The .410 operates at much higher pressures than its larger cousins. While a 12-gauge might hover around 8,000 to 10,000 PSI, the .410 often pushes right up against the 12,500 to 13,500 PSI limit. Because there's so little room for error, the data provided by powder manufacturers is extremely specific. You can't just swap a Winchester primer for a Federal primer and assume everything is fine. That tiny change can alter the ignition profile enough to cause problems.
The Core Components You'll See in the Data
When you're staring at a chart of 410 bore reloading data, you're looking at a recipe. Like any good recipe, the ingredients have to be exact. Here's a breakdown of what you're usually dealing with.
The Choice of Powder
You aren't going to find many fast-burning powders here. Because the .410 has a long, thin shot column, it needs a slower, more sustained push to get that shot moving without blowing the pressure through the roof. You'll see names like Hodgdon H110, Winchester 296, and Alliant 410 popping up constantly.
H110 and W296 are essentially the gold standards for the .410. They flow through powder drops like water, which is great because consistency is everything. If your dropper is throwing 12.2 grains one time and 12.5 the next, your patterns are going to look like someone threw a handful of gravel at a barn door.
The Role of the Hull
In the world of 410 bore reloading data, the hull is arguably the most important component. A Winchester AA-HS hull has a completely different internal volume than a Remington STS or a Federal plastic hull. If the data says it's for a Winchester hull, use a Winchester hull.
The "HS" stands for High Strength, and these hulls have a separate base wad inside. This changes the way the powder sits and how the wad seals. If you try to use data meant for a straight-walled hull in a tapered-walled hull, you're either going to have a shell that won't crimp because it's too full, or you're going to create dangerous pressure spikes.
Sourcing Reliable Information
Where should you actually get your 410 bore reloading data? It's tempting to browse some random forum where "ShotgunSteve45" says he's been using a secret load for twenty years, but don't do it.
The best sources are always the powder manufacturers. Hodgdon, Alliant, and Winchester have lab-tested data that is verified for safety. Most of them have online "Reloading Data Centers" where you can plug in your hull and shot weight to see exactly what you need.
Another great resource is the Lyman Shotshell Reloading Handbook. It's basically the bible for people like us. It explains the "why" behind the numbers, which helps you understand what happens if you decide to change from a #9 shot to a #8 shot (spoiler: the weight stays the same, but the volume changes slightly, which can affect your crimp).
The Importance of Stickler-Level Precision
I've mentioned it before, but it bears repeating: precision is your best friend.
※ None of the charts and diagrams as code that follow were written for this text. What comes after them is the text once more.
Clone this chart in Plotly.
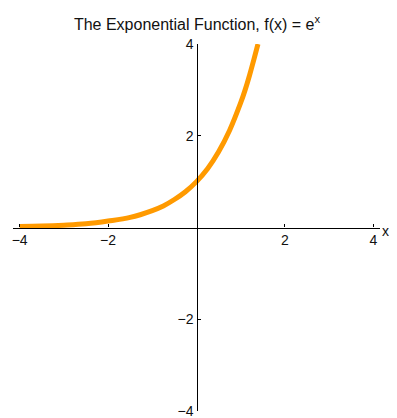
import plotly.graph_objects as go

# values
x_vals = [-4.0, -3.5, -3.0, -2.5, -2.0, -1.5, -1.0, -0.75, -0.5, -0.25, 0.0,
          0.25, 0.5, 0.75, 1.0, 1.1, 1.2, 1.3, 1.39]
y_vals = [0.02, 0.03, 0.05, 0.08, 0.14, 0.22, 0.37, 0.47, 0.61, 0.78, 1.0,
          1.28, 1.65, 2.12, 2.72, 3.0, 3.32, 3.67, 4.0]

x_ticks = [-4, -2, 2, 4]
y_ticks = [-4, -2, 2, 4]
title = "The Exponential Function, f(x) = e<sup>x</sup>"

# the page body adds an 8px margin, so the figure is 8px smaller
W, H = 389, 410

fig = go.Figure(go.Scatter(
    x=x_vals,
    y=y_vals,
    mode="lines",
    line=dict(color="#FF9A00", width=5, shape="spline"),
    hoverinfo="skip",
))

axis_style = dict(
    showline=True,
    linecolor="black",
    linewidth=1.3,
    ticks="inside",
    ticklen=3,
    tickwidth=1,
    tickcolor="black",
    showgrid=False,
    zeroline=False,
    anchor="free",
    position=0.5,
    automargin=False,
    ticklabeloverflow="allow",
    tickfont=dict(family="Liberation Sans, Arial", size=14, color="#111"),
)

fig.update_layout(
    width=W,
    height=H,
    margin=dict(l=5, r=17, t=36, b=7),
    paper_bgcolor="white",
    plot_bgcolor="white",
    showlegend=False,
    title=dict(
        text=title,
        x=(197 - 8) / W,
        xanchor="center",
        y=1 - 16 / H,
        yanchor="middle",
        font=dict(family="Liberation Sans, Arial", size=16, color="#111"),
    ),
    xaxis=dict(range=[-4.15, 4.15], tickvals=x_ticks, **axis_style),
    yaxis=dict(range=[-4, 4], tickvals=y_ticks, **axis_style),
)

# axis label at the right end of the horizontal axis
fig.add_annotation(
    text="x", x=4.0, y=0, xref="x", yref="y",
    xanchor="left", yanchor="middle", xshift=8, yshift=-3,
    showarrow=False, borderpad=0,
    font=dict(family="Liberation Sans, Arial", size=14, color="#111"),
)

fig.write_html("out.html")
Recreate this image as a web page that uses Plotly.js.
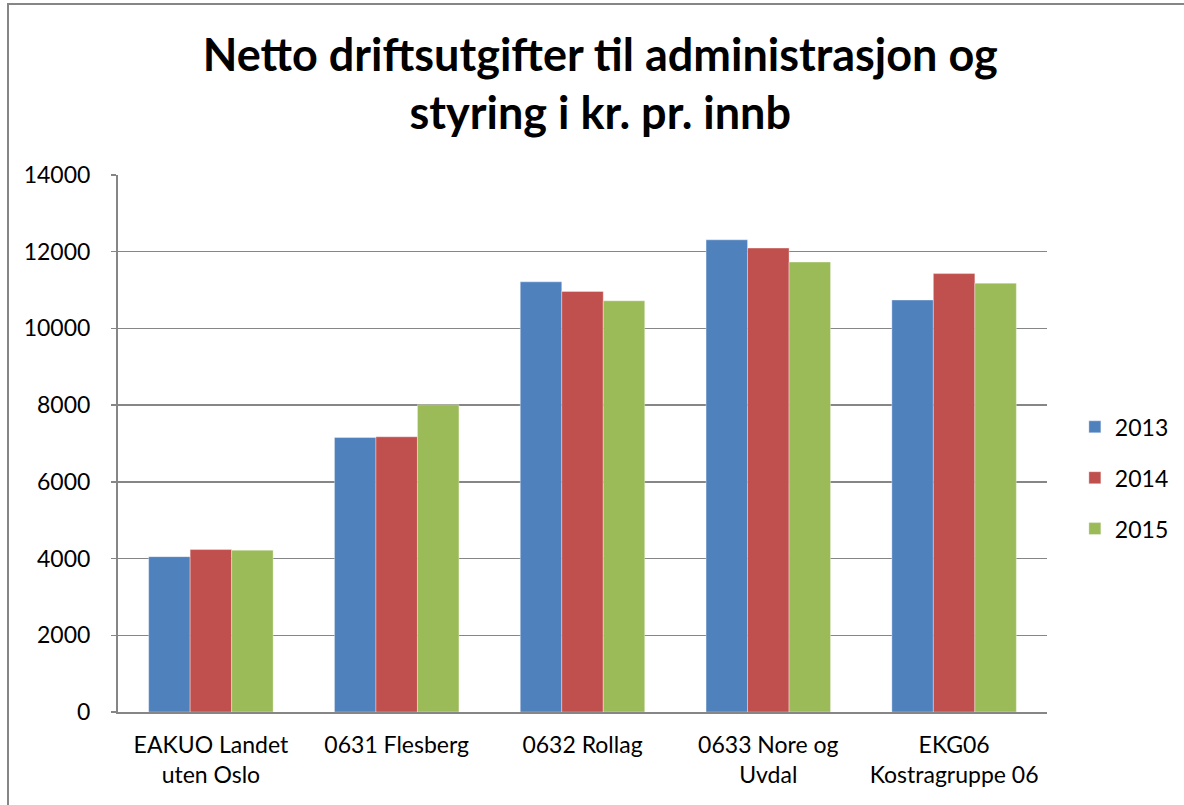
<!DOCTYPE html>
<html>
<head>
<meta charset="utf-8">
<script src="https://cdn.plot.ly/plotly-3.0.1.min.js"></script>
<style>
  html, body { margin: 0; padding: 0; background: #ffffff; }
  #chart { width: 1184px; height: 805px; }
</style>
</head>
<body>
<div id="chart"></div>
<script>
const categories = [
  "EAKUO Landet<br>uten Oslo",
  "0631 Flesberg",
  "0632 Rollag",
  "0633 Nore og<br>Uvdal",
  "EKG06<br>Kostragruppe 06"
];
const seriesNames = ["2013", "2014", "2015"];
const values2013 = [4050, 7155, 11215, 12310, 10740];
const values2014 = [4235, 7175, 10965, 12095, 11430];
const values2015 = [4220, 8010, 10720, 11730, 11180];
const colors = ["#4F81BD", "#C0504D", "#9BBB59"];
const yTicks = [0, 2000, 4000, 6000, 8000, 10000, 12000, 14000];

const allValues = [values2013, values2014, values2015];
const traces = allValues.map((vals, i) => ({
  type: "bar",
  name: seriesNames[i],
  x: categories,
  y: vals,
  legendgroup: seriesNames[i],
  marker: { color: colors[i], line: { color: "rgba(255,255,255,0.35)", width: 1 } },
  hoverinfo: "x+y+name"
}));

const FONT = "Lato, 'Noto Sans', sans-serif";

const layout = {
  width: 1184,
  height: 805,
  paper_bgcolor: "#ffffff",
  plot_bgcolor: "#ffffff",
  margin: { l: 118, r: 137, t: 175, b: 93, pad: 0, autoexpand: false },
  font: { family: FONT, size: 23, color: "#000000" },
  title: {
    text: "<b>Netto driftsutgifter til administrasjon og<br>styring i kr. pr. innb</b>",
    font: { family: FONT, size: 45, color: "#000000" },
    x: 0.507,
    xanchor: "center",
    xref: "container",
    y: 0.912,
    yanchor: "top",
    yref: "container"
  },
  barmode: "group",
  bargap: 0.33,
  bargroupgap: 0,
  xaxis: {
    type: "category",
    showgrid: false,
    showline: true,
    linecolor: "#868686",
    linewidth: 2,
    ticks: "",
    tickfont: { family: FONT, size: 23, color: "#000000" },
    ticklabelstandoff: 11,
    automargin: false,
    fixedrange: true
  },
  yaxis: {
    range: [0, 14000],
    tickvals: yTicks,
    ticktext: yTicks.map(v => String(v)),
    showgrid: true,
    gridcolor: "#868686",
    gridwidth: 1.5,
    showline: true,
    linecolor: "#868686",
    linewidth: 2,
    ticks: "outside",
    ticklen: 5,
    tickcolor: "#868686",
    tickwidth: 1.5,
    zeroline: false,
    tickfont: { family: FONT, size: 23, color: "#000000" },
    ticklabelstandoff: 16,
    automargin: false,
    fixedrange: true
  },
  showlegend: true,
  legend: {
    x: 1.03,
    xanchor: "left",
    y: 0.436,
    yanchor: "middle",
    traceorder: "grouped",
    tracegroupgap: 18,
    font: { family: FONT, size: 23, color: "#000000" },
    bgcolor: "rgba(0,0,0,0)",
    itemclick: false,
    itemdoubleclick: false
  },
  shapes: [
    {
      type: "rect",
      xref: "paper", yref: "paper",
      x0: -0.1184, x1: 2,
      y0: -1, y1: 1.3184,
      line: { color: "#868686", width: 2 },
      fillcolor: "rgba(0,0,0,0)",
      layer: "below"
    }
  ]
};

Plotly.newPlot("chart", traces, layout, { staticPlot: true, displayModeBar: false });
</script>
</body>
</html>
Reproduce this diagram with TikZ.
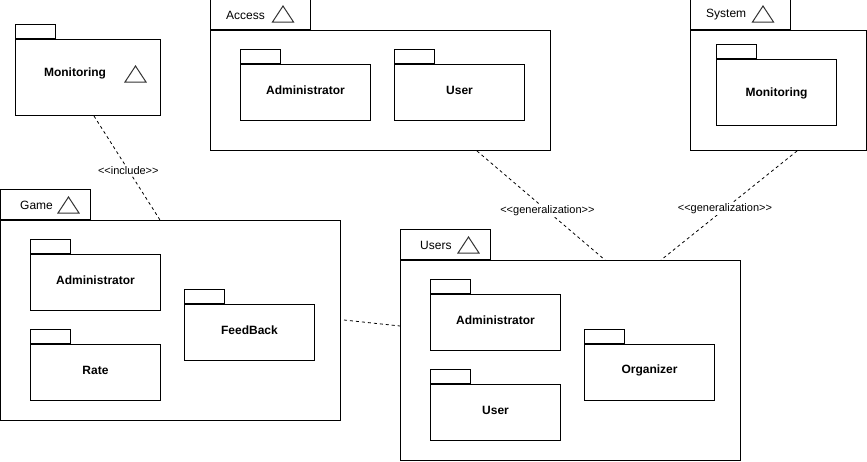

When you're looking at 410 bore reloading data, pay close attention to the wad.
The wad in a .410 does a lot of heavy lifting. It has to seal the gas behind it perfectly. Because the bore is so narrow, any gas blow-by will melt your pellets and ruin your pattern. If the data calls for a Claybuster CB5050-410 (which is a great clone for the Winchester WAA41), don't think you can just stuff a different brand in there and get the same result. The wad's "crush zone"—that little flexible part in the middle—is designed to take up a specific amount of space to ensure a perfect crimp.
Handling the "Stack Height"
One of the biggest headaches with .410 reloading is stack height. This is the total height of the powder, wad, and shot inside the hull. If your stack is too high, your crimp will bulge and won't fit in the chamber. If it's too low, the crimp will sink in, and you might have shot leaking out into your pocket.
When you follow the 410 bore reloading data to the letter, your stack height should be perfect. If it's not, it usually means your wad pressure is off or you're using the wrong hull for that specific recipe.
Hull Selection and Longevity
Since .410 hulls are expensive and sometimes hard to find, you want to get as many reloads out of them as possible. The Winchester AA-HS hulls are generally considered the king of longevity. You can often get 8 to 10 reloads out of them before the mouths start to split.
When you're looking at your 410 bore reloading data, you might notice that some loads are "hotter" (higher velocity/pressure) than others. Keep in mind that running max-pressure loads will wear out your hulls faster. If you're just shooting skeet at 21 yards, you don't need a 1,300 FPS fire-breather. A nice, soft 1,200 FPS load will save your brass, save your shoulder, and probably help you hit more targets anyway.
Testing and Fine-Tuning Your Loads
Once you've picked out your 410 bore reloading data and cranked out your first twenty-five rounds, don't just head to the range and hope for the best. Take the time to pattern them.
Every gun is a law unto itself. One Remington 1100 might love a specific load of H110, while your neighbor's over-under might throw a doughnut-shaped pattern with it. Get a big piece of paper, draw a circle, and see where those pellets are actually going.
If your patterns are inconsistent, look back at your process. Are you measuring every powder drop? Are you using a consistent amount of pressure when seating the wad? In the world of .410, small steps in quality control lead to big jumps in performance.
Final Thoughts on the Process
Reloading the .410 is a bit of an art form. It requires more patience than the 12-gauge, and you have to be willing to squint at small parts and deal with tiny grains of powder that seem to want to jump out of the hull. But once you find that perfect recipe in your 410 bore reloading data and see that little puff of smoke on the skeet field, it all becomes worth it.
Just remember: stick to the published data, keep your components consistent, and don't be afraid to weigh your charges frequently. The .410 is a fun, challenging little caliber, and as long as you respect the pressures involved, it'll provide you with some of the best shooting experiences you can have. Happy loading!